Quali sono gli errori più macroscopici della riforma per cui si rischierebbe il principato?

L’impostazione generale porta ad un risultato che sfigura profondamente l’architettura dei poteri. Con questa riforma si toglie di mezzo un ramo del Parlamento che si riduce ad una sola Camera, ma su questa grava lo “scarpone” del capo politico, del presidente del Consiglio, del capo del partito vincente, che in pratica nomina quasi tutti i parlamentari del suo gruppo e dà un controllo anche sui tempi, per cui viene sancita la supremazia del governante sull’unica Camera che legifera , venendo indeboliti gli organi di garanzia. L’unico partito che controlla il Parlamento, un po’ alla volta controllerà il Presidente della Repubblica e attraverso questi aumenterà la sua influenza sulla Corte costituzionale – quello che voleva Cossiga – . Un potere esecutivo forte e garanzie deboli. E’ proprio questo di cui abbiamo bisogno? Sarebbe meglio un potere esecutivo autorevole suffragato dal voto e garantito da strumenti di garanzia forti che consentano di correggere tutti gli abusi di potere. La doppia decisione svolge la funzione di garanzia, consente ai cittadini di partecipare, di stimolare il Parlamento a cambiare le leggi. L’esperienza storica ce lo insegna. La Corte costituzionale, per esempio, è stata costretta a cancellare leggi palesemente irragionevoli. Soprattutto in un momento come questo in cui per le vicende internazionali i diritti fondamentali sono indeboliti, bisogna rafforzare le garanzie e non i poteri di chi comanda.

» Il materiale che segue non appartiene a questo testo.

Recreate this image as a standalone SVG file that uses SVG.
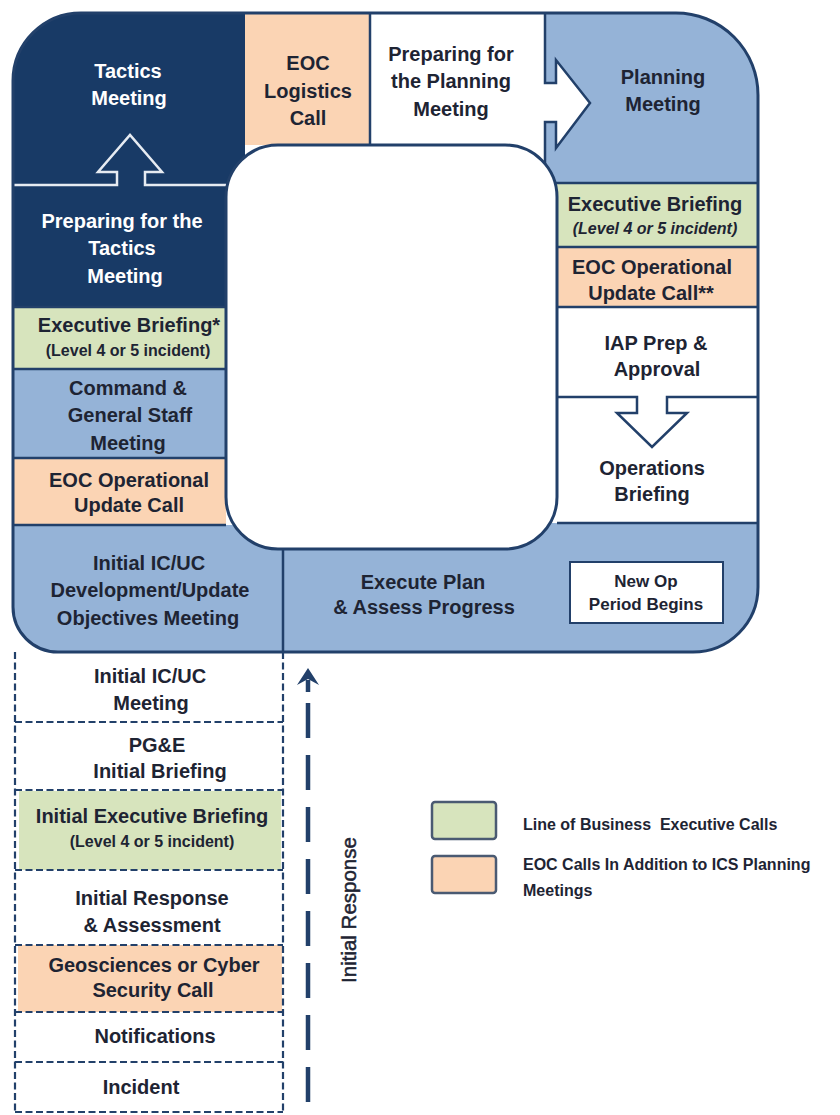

La motivazione della riforma è garantire la governabiltà. Lei che dice?

Sì, è questo l’argomento chiave, su cui l’opinione pubblica spesso si ritrova. Ma il dogma della governabilità è il vecchio argomento dei sostenitori del principato che sarebbe più stabile rispetto alla repubblica. Non ci piace questo, perché non ci salva dagli abusi. La stabilità deve essere basata sul consenso e sull’autorevolezza della politica. E non può essere fondata diminuendo i contropoteri.

Per l’autorevolezza della politica occorrerebbero anche la riforma dei partiti e classi dirigenti più competenti…

Sì, certo, ma per avere la riforma dei partiti e delle classi dirigenti, occorre che ci sia la piena agibilità politica delle istituzioni rappresentative. Cioè che ci sia la possibilità che si crei concorrenza tra i partiti affinché tutti possano accedere nelle istituzioni. Come purtroppo è avvenuto negli anni del maggioritario, la qualità della classe dirigente scade sempre, perché non la possiamo rinnovare, non la possiamo cambiare, decidono tutto loro. Se noi eliminiamo i controlli e diminuiamo la possibilità di essere rappresentati e di incidere sui nostri rappresenntanti, poi purtroppo la qualità delle classi dirigenti diventa scadente.

Come sta andando il rapporto tra il Coordinamento e la Coalizione sociale con la quale già dall’anno scorso ci sono stati incontri sul tema dei referendum?

Abbiamo avviato il percorso sui due referendum abrogativi dell’Italicum e la raccolta delle firme dovrebbe partire ad aprile. Contemporaneamente dovrebbero partire dei referendum promossi dalla Fiom (su cui si devono esprimere gli iscritti Cgil Ndr) sulle questioni del Jobs act e sono in cantiere anche i referendum che riguardano la Buona scuola. A questo punto si dovrebbe creare la coalizione sociale nei fatti. Nella società, attraverso l’impegno concreto di sindacati, movimenti, comitati. Speriamo poi che questa coalizione sociale quando si arriverà al referendum, faccia sentire pienamente la sua voce.